Deliverance

Released

The commercial release of his debut Dark Days, Bright Nights saw Bubba Sparxxx — not just a white rapper, but a white Southern rapper!!! — pigeonholed as “what if Eminem but hillbilly.” This didn’t do anyone any favors, even as early single “Ugly” and its Indo-manic “Get Ur Freak On” Timbaland crossover-episode beat positioned him as repping something more substantially adventurous than any W Bush-era redneck-zeitgeist stereotypes would’ve inspired. And Sparxxx’s agreeably drawling voice at full bellow is far closer to Luda than Shady anyways, which makes Deliverance a high-caliber Southern rap joint even before you factor in primary producer Timbaland flirting with soaking his own sound in Organized Noize’s waters.
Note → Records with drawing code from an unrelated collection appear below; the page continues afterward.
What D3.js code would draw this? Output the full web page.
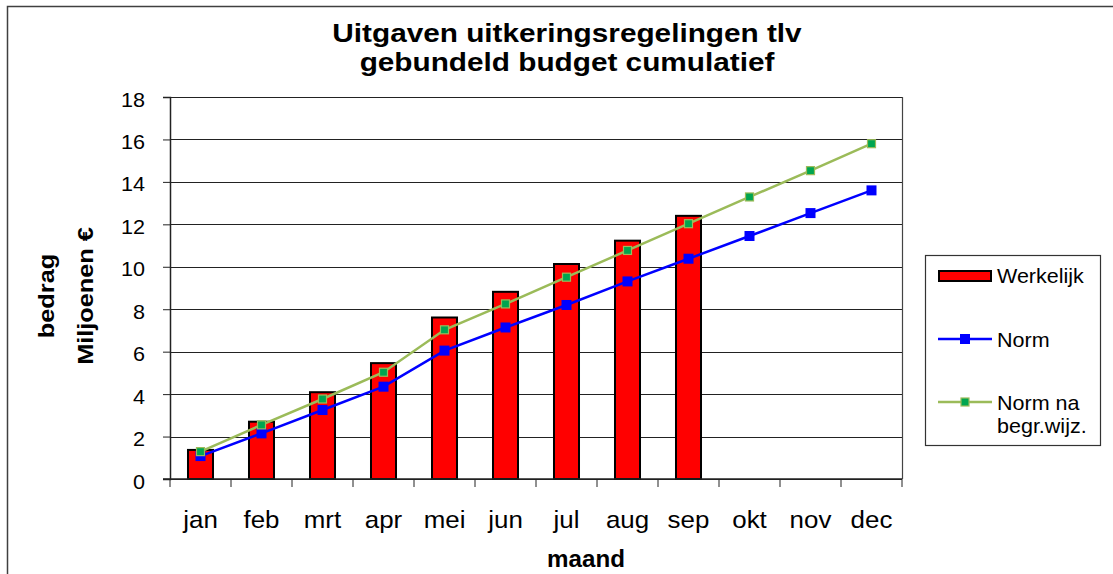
<!DOCTYPE html>
<html>
<head>
<meta charset="utf-8">
<script src="https://cdn.jsdelivr.net/npm/d3@7"></script>
<style>
  body { margin: 0; background: #fff; }
  text { font-family: Arial, "Liberation Sans", sans-serif; fill: #000; }
</style>
</head>
<body>
<div id="chart"></div>
<script>
// months on the x axis
var months = ["jan", "feb", "mrt", "apr", "mei", "jun", "jul", "aug", "sep", "okt", "nov", "dec"];
// Werkelijk (actual, cumulative) - only up to sep
var werkelijk = [1.37, 2.70, 4.09, 5.46, 7.61, 8.82, 10.13, 11.23, 12.40];
// Norm
var norm = [1.08, 2.15, 3.25, 4.35, 6.05, 7.14, 8.20, 9.31, 10.38, 11.45, 12.53, 13.60];
// Norm na begr.wijz.
var normNa = [1.29, 2.55, 3.77, 5.03, 7.03, 8.25, 9.51, 10.77, 12.03, 13.29, 14.53, 15.80];
var yTicks = [0, 2, 4, 6, 8, 10, 12, 14, 16, 18];

var W = 1113, H = 574;
var margin = {top: 97, right: 211, bottom: 95, left: 170},
    width = W - margin.left - margin.right,
    height = H - margin.top - margin.bottom;

// the original text is a bit wide (stretched), so scale x a little
var sx = 1.08;

var svg = d3.select("#chart").append("svg")
    .attr("width", W)
    .attr("height", H);

// outer chart frame (cut off at right/bottom)
svg.append("rect")
   .attr("x", 7.5).attr("y", 6.5)
   .attr("width", W + 10).attr("height", H + 10)
   .attr("fill", "none").attr("stroke", "#404040").attr("stroke-width", 1.5);

// title
var title = svg.append("g")
   .attr("transform", "translate(567,0) scale(1.19,1)")
   .append("text")
   .attr("text-anchor", "middle")
   .style("font-size", "25px").style("font-weight", "bold");
title.append("tspan").attr("x", 0).attr("y", 42).text("Uitgaven uitkeringsregelingen tlv");
title.append("tspan").attr("x", 0).attr("y", 71).text("gebundeld budget cumulatief");

var g = svg.append("g")
   .attr("transform", "translate(" + margin.left + "," + margin.top + ")");

var x = d3.scaleBand().domain(months).range([0, width]).paddingInner(0).paddingOuter(0);
var y = d3.scaleLinear().domain([0, 18]).range([height, 0]);

// gridlines
g.append("g")
 .selectAll("line")
 .data(yTicks)
 .enter().append("line")
   .attr("x1", 0).attr("x2", width)
   .attr("y1", function(d) { return Math.round(y(d)) + 0.5; })
   .attr("y2", function(d) { return Math.round(y(d)) + 0.5; })
   .attr("stroke", "#222").attr("stroke-width", 1);

// right border of plot area
g.append("line")
 .attr("x1", width + 0.5).attr("x2", width + 0.5)
 .attr("y1", 0).attr("y2", height)
 .attr("stroke", "#444").attr("stroke-width", 1.2);

// bars
var barW = x.bandwidth() * 0.41;
g.append("g")
 .selectAll("rect")
 .data(werkelijk)
 .enter().append("rect")
   .attr("x", function(d, i) { return x(months[i]) + x.bandwidth() / 2 - barW / 2; })
   .attr("y", function(d) { return y(d); })
   .attr("width", barW)
   .attr("height", function(d) { return height - y(d); })
   .attr("fill", "#ff0000")
   .attr("stroke", "#000").attr("stroke-width", 2);

// y axis
var yAxis = g.append("g")
   .call(d3.axisLeft(y).tickValues(yTicks).tickSize(7));
yAxis.select(".domain").attr("stroke", "#222").attr("stroke-width", 1.5);
yAxis.selectAll("line").attr("stroke", "#222");
yAxis.selectAll("text")
   .attr("x", -25 / sx)
   .attr("dy", "0.45em")
   .attr("transform", "scale(" + sx + ",1)")
   .style("font-size", "20px")
   .style("font-family", "Arial, 'Liberation Sans', sans-serif");

// x axis: ticks on band edges
var xAxis = g.append("g")
   .attr("transform", "translate(0," + height + ")");
xAxis.append("line")
   .attr("x1", -7).attr("x2", width)
   .attr("stroke", "#222").attr("stroke-width", 1.5);
xAxis.selectAll(".edge")
   .data(months.concat(["end"]))
   .enter().append("line")
   .attr("class", "edge")
   .attr("x1", function(d, i) { return i * x.bandwidth(); })
   .attr("x2", function(d, i) { return i * x.bandwidth(); })
   .attr("y1", 0).attr("y2", 8)
   .attr("stroke", "#222");
xAxis.selectAll(".lbl")
   .data(months)
   .enter().append("text")
   .attr("class", "lbl")
   .attr("transform", function(d) { return "translate(" + (x(d) + x.bandwidth() / 2) + ",49) scale(" + sx + ",1)"; })
   .attr("text-anchor", "middle")
   .style("font-size", "24px")
   .text(function(d) { return d; });

// lines
var line = d3.line()
   .x(function(d, i) { return x(months[i]) + x.bandwidth() / 2; })
   .y(function(d) { return y(d); });

g.append("path").datum(normNa)
 .attr("d", line).attr("fill", "none")
 .attr("stroke", "#9bbb59").attr("stroke-width", 2.5);
g.append("path").datum(norm)
 .attr("d", line).attr("fill", "none")
 .attr("stroke", "#0000ff").attr("stroke-width", 2.5);

g.append("g").selectAll("rect")
 .data(norm).enter().append("rect")
   .attr("x", function(d, i) { return x(months[i]) + x.bandwidth() / 2 - 5; })
   .attr("y", function(d) { return y(d) - 5; })
   .attr("width", 10).attr("height", 10)
   .attr("fill", "#0000ff");

g.append("g").selectAll("rect")
 .data(normNa).enter().append("rect")
   .attr("x", function(d, i) { return x(months[i]) + x.bandwidth() / 2 - 4; })
   .attr("y", function(d) { return y(d) - 4; })
   .attr("width", 8).attr("height", 8)
   .attr("fill", "#00a550").attr("stroke", "#9bbb59").attr("stroke-width", 1.2);

// axis titles
svg.append("text")
   .attr("transform", "translate(586,567) scale(1.05,1)")
   .attr("text-anchor", "middle")
   .style("font-size", "23px").style("font-weight", "bold")
   .text("maand");

svg.append("text")
   .attr("transform", "translate(54,296) rotate(-90) scale(1.15,1)")
   .attr("text-anchor", "middle")
   .style("font-size", "22px").style("font-weight", "bold")
   .text("bedrag");
svg.append("text")
   .attr("transform", "translate(93,296) rotate(-90) scale(1.15,1)")
   .attr("text-anchor", "middle")
   .style("font-size", "22px").style("font-weight", "bold")
   .text("Miljoenen €");

// legend
var leg = svg.append("g").attr("transform", "translate(925,255)");
leg.append("rect")
   .attr("x", 0.5).attr("y", 0.5).attr("width", 175).attr("height", 190)
   .attr("fill", "#fff").attr("stroke", "#333").attr("stroke-width", 1.2);

leg.append("rect")
   .attr("x", 14).attr("y", 16).attr("width", 52).attr("height", 10)
   .attr("fill", "#ff0000").attr("stroke", "#000").attr("stroke-width", 2);

leg.append("line").attr("x1", 13).attr("x2", 67).attr("y1", 84).attr("y2", 84)
   .attr("stroke", "#0000ff").attr("stroke-width", 2.5);
leg.append("rect").attr("x", 35).attr("y", 79).attr("width", 10).attr("height", 10).attr("fill", "#0000ff");

leg.append("line").attr("x1", 13).attr("x2", 67).attr("y1", 147).attr("y2", 147)
   .attr("stroke", "#9bbb59").attr("stroke-width", 2.5);
leg.append("rect").attr("x", 36).attr("y", 143).attr("width", 8).attr("height", 8)
   .attr("fill", "#00a550").attr("stroke", "#9bbb59").attr("stroke-width", 1.2);

var legText = [["Werkelijk", 28], ["Norm", 92], ["Norm na", 155], ["begr.wijz.", 178]];
leg.selectAll(".lt")
   .data(legText)
   .enter().append("text")
   .attr("class", "lt")
   .attr("transform", function(d) { return "translate(72," + d[1] + ") scale(1.05,1)"; })
   .style("font-size", "20.5px")
   .text(function(d) { return d[0]; });
</script>
</body>
</html>
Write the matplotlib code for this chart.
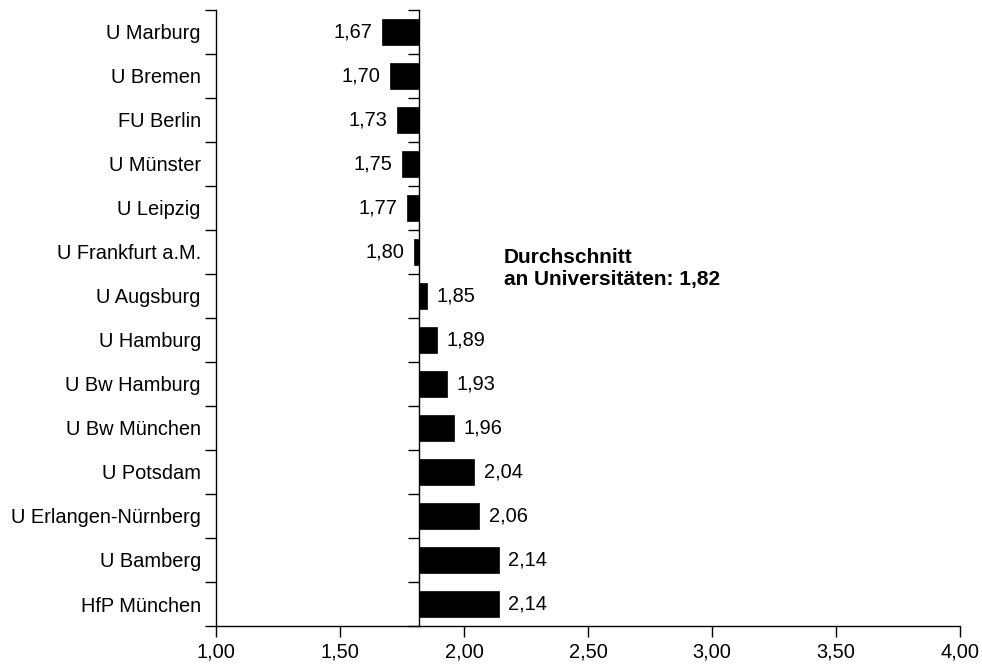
import numpy as np
import matplotlib
matplotlib.use("Agg")
import matplotlib.pyplot as plt
from matplotlib.ticker import FuncFormatter

# Durchschnittsnoten je Hochschule (oben -> unten)
universities = ["U Marburg", "U Bremen", "FU Berlin", "U Münster", "U Leipzig",
                "U Frankfurt a.M.", "U Augsburg", "U Hamburg", "U Bw Hamburg",
                "U Bw München", "U Potsdam", "U Erlangen-Nürnberg", "U Bamberg",
                "HfP München"]
grades = [1.67, 1.70, 1.73, 1.75, 1.77, 1.80, 1.85, 1.89, 1.93, 1.96,
          2.04, 2.06, 2.14, 2.14]
average = 1.82
x_ticks = [1.0, 1.5, 2.0, 2.5, 3.0, 3.5, 4.0]
avg_text = "Durchschnitt\nan Universitäten: 1,82"

plt.rcParams["font.family"] = ["Liberation Sans", "DejaVu Sans"]
FS = 14.4


def de(v, pos=None):
    return f"{v:.2f}".replace(".", ",")


fig = plt.figure(figsize=(9.82, 6.64), dpi=100)
ax = fig.add_axes([0.220, 0.0572, 0.7576, 0.928])

y = np.arange(len(universities))
widths = [g - average for g in grades]
ax.barh(y, widths, left=average, height=0.6, color="black",
        edgecolor="black", linewidth=0.5, zorder=3)

# value labels
for yi, g in zip(y, grades):
    if g < average:
        ax.annotate(de(g), (g, yi), xytext=(-7, 0), textcoords="offset points",
                    ha="right", va="center", fontsize=FS)
    else:
        ax.annotate(de(g), (g, yi), xytext=(7, 0), textcoords="offset points",
                    ha="left", va="center", fontsize=FS)

ax.text(2.16, 5.38, avg_text, ha="left", va="center", fontsize=15,
        fontweight="bold", linespacing=1.2)

ax.set_xlim(x_ticks[0], x_ticks[-1])
ax.set_ylim(len(universities) - 0.5, -0.5)
ax.set_xticks(x_ticks)
ax.xaxis.set_major_formatter(FuncFormatter(de))
ax.set_yticks(y)
ax.set_yticklabels(universities)
ax.set_yticks(np.arange(len(universities) + 1) - 0.5, minor=True)

ax.tick_params(axis="x", length=8, width=1, labelsize=FS, pad=4)
ax.tick_params(axis="y", which="major", length=0, labelsize=FS, pad=11)
ax.tick_params(axis="y", which="minor", length=8, width=1)

for s in ["top", "right"]:
    ax.spines[s].set_visible(False)
for s in ["left", "bottom"]:
    ax.spines[s].set_linewidth(1)

# zweite Achse beim Durchschnitt
sec = ax.secondary_yaxis(average, transform=ax.transData)
sec.set_alignment("left")
sec.set_yticks([])
sec.set_yticks(np.arange(len(universities) + 1) - 0.5, minor=True)
sec.tick_params(which="minor", length=8, width=1, labelleft=False)
sec.spines["left"].set_linewidth(1)

fig.savefig("out.png", dpi=100)
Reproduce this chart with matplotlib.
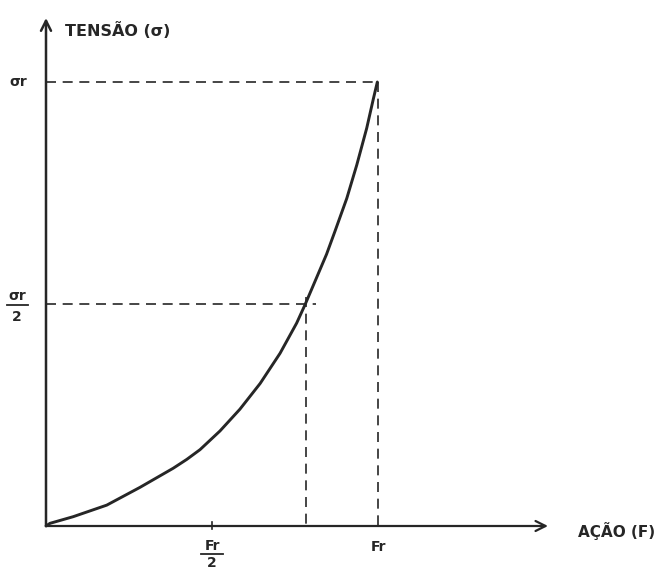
import matplotlib
matplotlib.use("Agg")
import matplotlib.pyplot as plt
import numpy as np

# Curve (F / Fr, sigma / sigma_r)
force = [0.0, 0.012, 0.082, 0.183, 0.283, 0.383, 0.424, 0.464, 0.524, 0.584, 0.645,
         0.705, 0.755, 0.780, 0.800, 0.845, 0.870, 0.906, 0.936, 0.966, 0.986, 0.998]
stress = [0.0, 0.006, 0.021, 0.047, 0.087, 0.130, 0.150, 0.172, 0.214, 0.263, 0.321,
          0.389, 0.457, 0.498, 0.533, 0.612, 0.663, 0.738, 0.813, 0.896, 0.962, 1.0]

x_ticks = [0.5, 1.0]
x_tick_labels = [("Fr", "2"), "Fr"]
y_ticks = [0.5, 1.0]
y_tick_labels = [("σr", "2"), "σr"]
half_force = 0.783   # force at half stress
x_label = "AÇÃO (F)"
y_label = "TENSÃO (σ)"

ink = "#262626"

fig = plt.figure(figsize=(6.65, 5.7), dpi=100)
ax = fig.add_axes([0, 0, 1, 1])
# pixel mapping: origin at (46,526), Fr at 378 px, sigma_r at 82 px
ox, oy = 46.0, 526.0
sx, sy = 332.0, 444.0
ax.set_xlim(-ox / sx, (665 - ox) / sx)
ax.set_ylim(-(570 - oy) / sy, oy / sy)
ax.axis("off")

def px(x):
    return (x - ox) / sx

def py(y):
    return (oy - y) / sy

# axes with arrows
ax.annotate("", xy=(px(548), 0), xytext=(0, 0),
            arrowprops=dict(arrowstyle="->", color=ink, lw=1.6, mutation_scale=18,
                            shrinkA=0, shrinkB=0))
ax.annotate("", xy=(0, py(18)), xytext=(0, 0),
            arrowprops=dict(arrowstyle="->", color=ink, lw=1.8, mutation_scale=18,
                            shrinkA=0, shrinkB=0))

# curve
ax.plot(force, stress, color=ink, lw=2.1, solid_capstyle="round", solid_joinstyle="round")

# dashed guides
dash = dict(color=ink, lw=1.2, dashes=(6, 4))
ax.plot([0, x_ticks[1]], [y_ticks[1], y_ticks[1]], **dash)
ax.plot([x_ticks[1], x_ticks[1]], [y_ticks[1], 0], **dash)
ax.plot([0, half_force + 0.03], [y_ticks[0], y_ticks[0]], **dash)
ax.plot([half_force, half_force], [y_ticks[0] + 0.015, 0], **dash)

# small tick at Fr/2
ax.plot([x_ticks[0], x_ticks[0]], [-0.006, 0.008], color=ink, lw=1.2)

tk = dict(color=ink, fontsize=10, fontweight="bold", ha="center")

# x tick labels
num, den = x_tick_labels[0]
ax.text(x_ticks[0], py(539), num, va="top", **tk)
ax.plot([x_ticks[0] - 11 / sx, x_ticks[0] + 11 / sx], [py(554), py(554)], color=ink, lw=1.3)
ax.text(x_ticks[0], py(556), den, va="top", **tk)
ax.text(x_ticks[1], py(540), x_tick_labels[1], va="top", **tk)

# y tick labels
num, den = y_tick_labels[0]
ax.text(px(17), py(296), num, va="center", **tk)
ax.plot([px(7), px(28)], [py(305), py(305)], color=ink, lw=1.3)
ax.text(px(17), py(317), den, va="center", **tk)
ax.text(px(18), y_ticks[1], y_tick_labels[1], va="center", **tk)

# axis labels
ax.text(px(65), py(30), y_label, ha="left", va="center",
        fontsize=11.5, color=ink, fontweight="bold")
ax.text(px(578), py(531), x_label, ha="left", va="center",
        fontsize=11, color=ink, fontweight="bold")

fig.savefig("out.png", dpi=100, facecolor="white")
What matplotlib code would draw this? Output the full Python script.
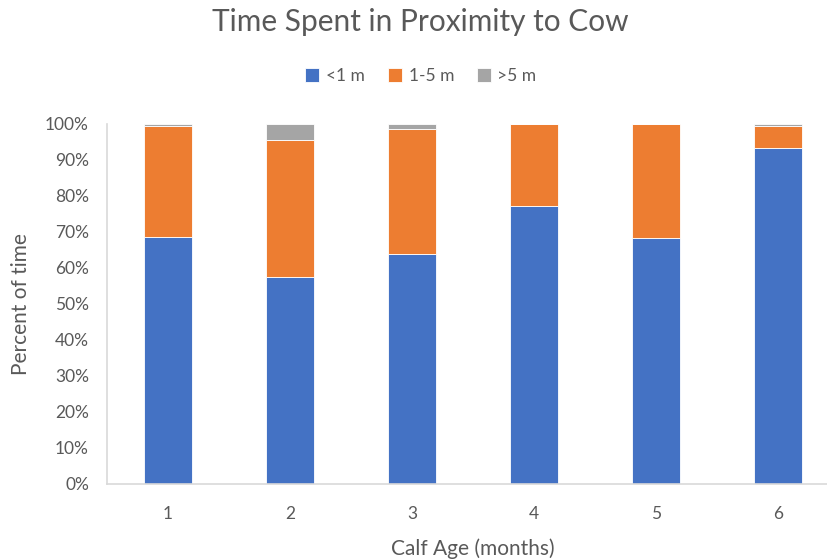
import matplotlib
matplotlib.use("Agg")
import matplotlib.pyplot as plt
import numpy as np
from matplotlib.ticker import PercentFormatter

plt.rcParams['font.family'] = ['Lato', 'DejaVu Sans']

ages = ["1", "2", "3", "4", "5", "6"]
near = [68.4, 57.3, 63.9, 77.2, 68.3, 93.1]      # <1 m
mid = [31.0, 38.2, 34.5, 22.8, 31.7, 6.1]        # 1-5 m
far = [0.6, 4.5, 1.6, 0.0, 0.0, 0.8]             # >5 m
series_names = ["<1 m", "1-5 m", ">5 m"]
colors = ["#4472C4", "#ED7D31", "#A5A5A5"]
text_color = "#595959"

W, H = 828, 559
fig = plt.figure(figsize=(W / 100, H / 100), dpi=100)
ax = fig.add_axes([107 / W, (H - 484) / H, 732 / W, 360.5 / H])

x = np.arange(len(ages))
bottom = np.zeros(len(ages))
handles = []
for vals, name, c in zip([near, mid, far], series_names, colors):
    b = ax.bar(x, vals, width=0.4, bottom=bottom, color=c, label=name,
               edgecolor="white", linewidth=0.6)
    handles.append(b)
    bottom += np.array(vals)

ax.set_xlim(-0.5, len(ages) - 0.5)
ax.set_ylim(0, 100)
ax.set_yticks(np.arange(0, 101, 10))
ax.yaxis.set_major_formatter(PercentFormatter(decimals=0))
ax.set_xticks(x)
ax.set_xticklabels(ages)

for s in ["top", "right"]:
    ax.spines[s].set_visible(False)
for s in ["left", "bottom"]:
    ax.spines[s].set_color("#D9D9D9")
    ax.spines[s].set_linewidth(1.2)
ax.tick_params(axis="both", length=0, labelsize=12.5, colors=text_color)
ax.tick_params(axis="y", pad=13)
ax.tick_params(axis="x", pad=16)

ax.set_xlabel("Calf Age (months)", fontsize=15, color=text_color, labelpad=12)
ax.set_ylabel("Percent of time", fontsize=15, color=text_color, labelpad=10)

fig.text(420 / W, 1 - 22 / H, "Time Spent in Proximity to Cow", ha="center",
         va="center", fontsize=21.5, color=text_color)

fig.legend(handles=handles, labels=series_names, loc="center",
           bbox_to_anchor=(421 / W, 1 - 76 / H), ncol=3, frameon=False,
           fontsize=12.5, labelcolor=text_color, handlelength=0.8,
           handleheight=0.8, handletextpad=0.4, columnspacing=1.3)

fig.savefig("out.png", dpi=100)
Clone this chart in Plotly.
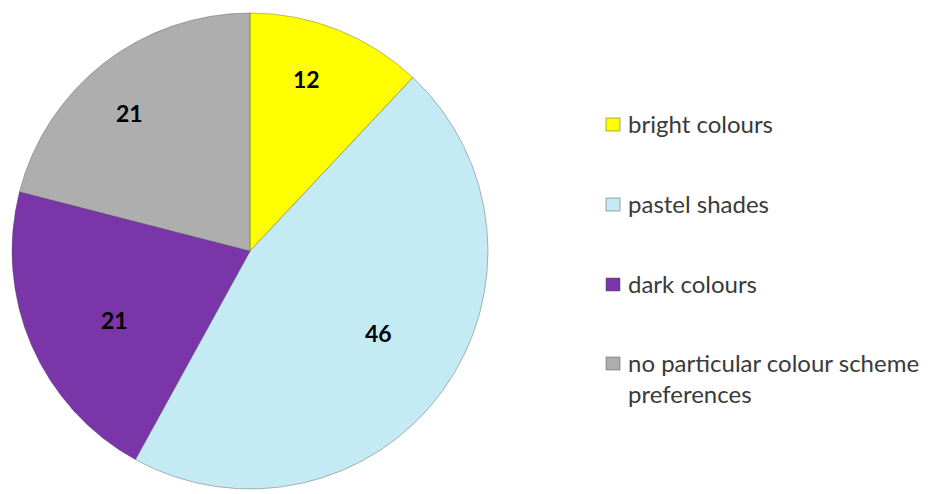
import math
import plotly.graph_objects as go

# Colour-scheme preferences (percent of respondents)
categories = ["bright colours", "pastel shades", "dark colours",
              "no particular colour scheme<br>preferences"]
values = [12, 46, 21, 21]
colors = ["#FFFF00", "#C4EAF4", "#7A35A9", "#AEAEAE"]

W, H = 932, 494
cx, cy, R = 250, 251, 238  # pie centre and radius in pixels

fig = go.Figure(go.Pie(
    labels=categories,
    values=values,
    sort=False,
    direction="clockwise",
    rotation=0,
    marker=dict(colors=colors, line=dict(color="rgba(60,60,60,0.35)", width=1)),
    textinfo="none",
    hoverinfo="label+value",
    showlegend=False,
    domain=dict(x=[(cx - R) / W, (cx + R) / W], y=[1 - (cy + R) / H, 1 - (cy - R) / H]),
))

# Value labels placed along each slice's mid-angle (slightly counter-clockwise)
label_radius = [0.76, 0.64, 0.64, 0.77]  # fraction of the pie radius
total = sum(values)
cum = 0
for v, rf in zip(values, label_radius):
    mid = (cum + v / 2) / total * 2 * math.pi - math.radians(3.5)
    cum += v
    r = rf * R
    px = cx + r * math.sin(mid)
    py = cy - r * math.cos(mid)
    fig.add_annotation(x=px / W, y=1 - py / H, xref="paper", yref="paper",
                       xanchor="center", yanchor="middle",
                       text=f"<b>{v}</b>", showarrow=False,
                       font=dict(family="Lato", size=23, color="#000000"))

# Legend: swatch plus label per category
legend_y = [124, 204, 284, 363]
for lab, col, ly in zip(categories, colors, legend_y):
    fig.add_shape(type="rect", xref="paper", yref="paper",
                  x0=606 / W, x1=620 / W, y0=1 - (ly + 7) / H, y1=1 - (ly - 6) / H,
                  fillcolor=col, line=dict(color="rgba(80,80,80,0.5)", width=1))
    fig.add_annotation(x=626 / W, y=1 - (ly - 17) / H, xref="paper", yref="paper",
                       text=lab, showarrow=False, xanchor="left", yanchor="top",
                       align="left",
                       font=dict(family="Lato", size=24, color="#3a3a3a"))

fig.update_layout(
    width=W, height=H,
    margin=dict(l=0, r=0, t=0, b=0),
    paper_bgcolor="white",
    plot_bgcolor="white",
)

fig.write_html("out.html")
Given a significantly higher Tim-to-Dungeon Fam ratio than Dark Days — with the latter production unit notching a couple out-there bangers on midtempo hesher-riffing “New South” and the manic punk-crunk “Back in the Mud” — you’d think Deliverance would double down on “Ugly”-assed hyperfuturism. But Tim leans into the hick-hop currents headfirst instead, using the same macro-sonic approach to exploding tropes for country signifiers that he did in his bhangra-jungle hybrids a couple years previous. And if the “Stone Fox Chase” harmonica on “Jimmy Mathis,” the Yonder Mountain String Band bluegrass interpolation on “Comin’ Round,” and the outlaw twang in the chorus of “Warrant” sound like Timbaland’s painting with a broad brush, the rapper those beats keep countrified at least asserts his New South mind’s just as broad. He’s even got quieter moments, introspective enough (autobio rumination “Deliverance,” post-breakup blame-shouldering “She Tried”) and magnanimous enough (even in defensive-mode claim-stakes “Like It Or Not” and “Take A Load Off”) to prove that while he might be a redneck, he’s no asshole.